Washington, May 1 (UNI) Terrorist attacks against noncombatants have more than doubled in Pakistan from 2006 to 2007, while deaths from such attAcks have quadrupled to 1,335 fatalities, according to a report released by the US State Department.
The new statistics showed that terrorist strikes against nonmilitary targets worldwide remained virtually unchanged in 2007 from 2006, at roughly 14,500 attacks, but the number of deaths from those attacks increased to 22,685 from 20,872, according to statistics compiled by the National Counterterrorism Center.
''It's a fair statement that around the globe, people are getting increasingly efficient at killing other people,'' Russ Travers, deputy director of the counterterrorism center, told reporters.
Iraq alone accounted for nearly half of all attacks and two-thirds of fatalities globally, although attacks in Iraq declined by nine per cent in 2007 after an infusion of more than 20,000 American troops, according to the report, ''Country Reports on Terrorism, 2007,'' posted yesterday on the US State Department's Web site..
Fighting in Afghanistan intensified over the past year, partly because of attacks from militants based in Pakistan, resulting in a 16 per cent increase in strikes there, the report said.
The report recognised the enduring threat of Al Qaeda, whose leaders, Osama bin Laden and Ayman al-Zawahri, were believed to be in hiding in the borderlands of Pakistan and Afghanistan.
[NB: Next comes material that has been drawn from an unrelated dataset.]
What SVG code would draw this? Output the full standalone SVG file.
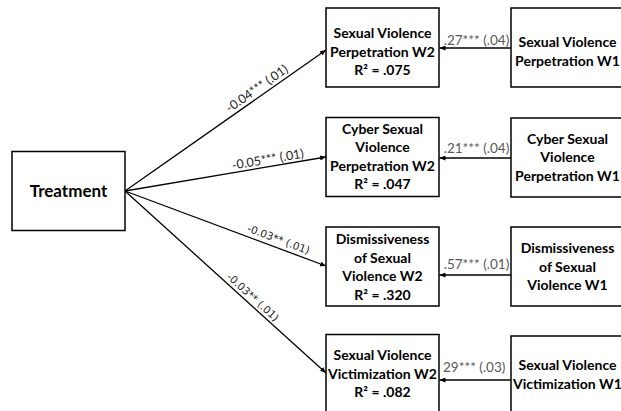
<svg xmlns="http://www.w3.org/2000/svg" width="621" height="411" viewBox="0 0 621 411">
<style>
.box{fill:#fff;stroke:#000;stroke-width:1.5}
.nt{font-family:Lato,"Open Sans","Liberation Sans",sans-serif;font-weight:bold;font-size:14px;fill:#000;text-anchor:middle}
.tt{font-size:17px}
.ln{stroke:#000;stroke-width:1.3;fill:none;marker-end:url(#ah)}
.lb{font-family:Lato,"Open Sans","Liberation Sans",sans-serif;font-size:12.5px;fill:#1a1a1a;text-anchor:middle}
.lb2{font-family:"DejaVu Sans",sans-serif;font-size:10.5px;fill:#1a1a1a;text-anchor:middle}
.hl{font-family:Lato,"Open Sans","Liberation Sans",sans-serif;font-size:13.5px;fill:#595959}
</style>
<defs>
<marker id="ah" markerWidth="6" markerHeight="5" refX="6" refY="2.5" orient="auto" markerUnits="userSpaceOnUse">
<path d="M0,0 L6,2.5 L0,5 Z" fill="#000"/>
</marker>
</defs>
<rect width="621" height="411" fill="#fff"/>
<g id="connectors">
<line class="ln" x1="125" y1="191" x2="326" y2="50"/>
<line class="ln" x1="125" y1="191" x2="326" y2="157"/>
<line class="ln" x1="125" y1="191" x2="326" y2="266"/>
<line class="ln" x1="125" y1="191" x2="326" y2="373"/>
<line class="ln" x1="511" y1="48" x2="439.5" y2="48"/>
<line class="ln" x1="511" y1="158" x2="439.5" y2="158"/>
<line class="ln" x1="511" y1="275" x2="439.5" y2="275"/>
<line class="ln" x1="511" y1="380" x2="439.5" y2="380"/>
<text class="lb" transform="translate(261,94.5) rotate(-35.2)" y="-3">-0.04*** (.01)</text>
<text class="lb" transform="translate(269,166.5) rotate(-9.65)" y="-3">-0.05*** (.01)</text>
<text class="lb2" transform="translate(275.5,247.4) rotate(20.56)" y="-5">-0.03** (.01)</text>
<text class="lb2" transform="translate(247.8,302.8) rotate(42.3)" y="-4">-0.03** (.01)</text>
<text class="hl" x="476.5" y="45" text-anchor="middle">.27*** (.04)</text>
<text class="hl" x="476.5" y="152.5" text-anchor="middle">.21*** (.04)</text>
<text class="hl" x="476.5" y="268.5" text-anchor="middle">.57*** (.01)</text>
<text class="hl" x="443" y="372">29*** (.03)</text>
</g>
<g id="treatment">
<rect class="box" x="12" y="151.5" width="113" height="79"/>
<text class="nt tt" x="68.5" y="197">Treatment</text>
</g>
<g id="svp-w2">
<rect class="box" x="326" y="8" width="113" height="79"/>
<text class="nt" x="382.5" y="38">Sexual Violence</text>
<text class="nt" x="382.5" y="56.5">Perpetration W2</text>
<text class="nt" x="382.5" y="75">R² = .075</text>
</g>
<g id="csvp-w2">
<rect class="box" x="326" y="117.5" width="113" height="79"/>
<text class="nt" x="382.5" y="133.5">Cyber Sexual</text>
<text class="nt" x="382.5" y="152">Violence</text>
<text class="nt" x="382.5" y="170.5">Perpetration W2</text>
<text class="nt" x="382.5" y="189">R² = .047</text>
</g>
<g id="dsv-w2">
<rect class="box" x="326" y="227" width="113" height="79"/>
<text class="nt" x="382.5" y="244">Dismissiveness</text>
<text class="nt" x="382.5" y="262.5">of Sexual</text>
<text class="nt" x="382.5" y="281">Violence W2</text>
<text class="nt" x="382.5" y="299.5">R² = .320</text>
</g>
<g id="svv-w2">
<rect class="box" x="326" y="334.5" width="113" height="80"/>
<text class="nt" x="382.5" y="360">Sexual Violence</text>
<text class="nt" x="382.5" y="378.5">Victimization W2</text>
<text class="nt" x="382.5" y="397">R² = .082</text>
</g>
<g id="svp-w1">
<rect class="box" x="511" y="8" width="114" height="79"/>
<text class="nt" x="567.5" y="47">Sexual Violence</text>
<text class="nt" x="567.5" y="65.5">Perpetration W1</text>
</g>
<g id="csvp-w1">
<rect class="box" x="511" y="118" width="114" height="79"/>
<text class="nt" x="567.5" y="143.5">Cyber Sexual</text>
<text class="nt" x="567.5" y="162">Violence</text>
<text class="nt" x="567.5" y="180.5">Perpetration W1</text>
</g>
<g id="dsv-w1">
<rect class="box" x="511" y="227" width="114" height="79"/>
<text class="nt" x="567.5" y="253">Dismissiveness</text>
<text class="nt" x="567.5" y="271.5">of Sexual</text>
<text class="nt" x="567.5" y="290">Violence W1</text>
</g>
<g id="svv-w1">
<rect class="box" x="511" y="336" width="114" height="80"/>
<text class="nt" x="567.5" y="370">Sexual Violence</text>
<text class="nt" x="567.5" y="388.5">Victimization W1</text>
</g>
</svg>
It also acknowledged the growth of Qaeda affiliates in the West Asia, North Africa and Europe, including the Algeria-based Al Qaeda in the Islamic Maghreb, which claimed responsibility for the suicide-bombing last December of the United Nations office in Algiers that killed 17 staff members.
''Core elements of Al Qaeda are adaptable and resilient, and Al Qaeda and associated networks remain our greatest terrorist threat to the United States and its partners,'' Dell L Dailey, the department's top counterterrorism official, told reporters.
''By making use of local cells, terrorists have been able to sidestep many of our border and transportation security measures,'' the New York Times quoted him as saying.
The report has chided Saudi Arabia for not clamping down on terrorism financing more aggressively.
The Saudi government froze the bank accounts of some people suspected of financing terrorists, the report said, but the United States was urging the Saudis to ''pursue and prosecute terrorist financiers more vigorously,'' it added.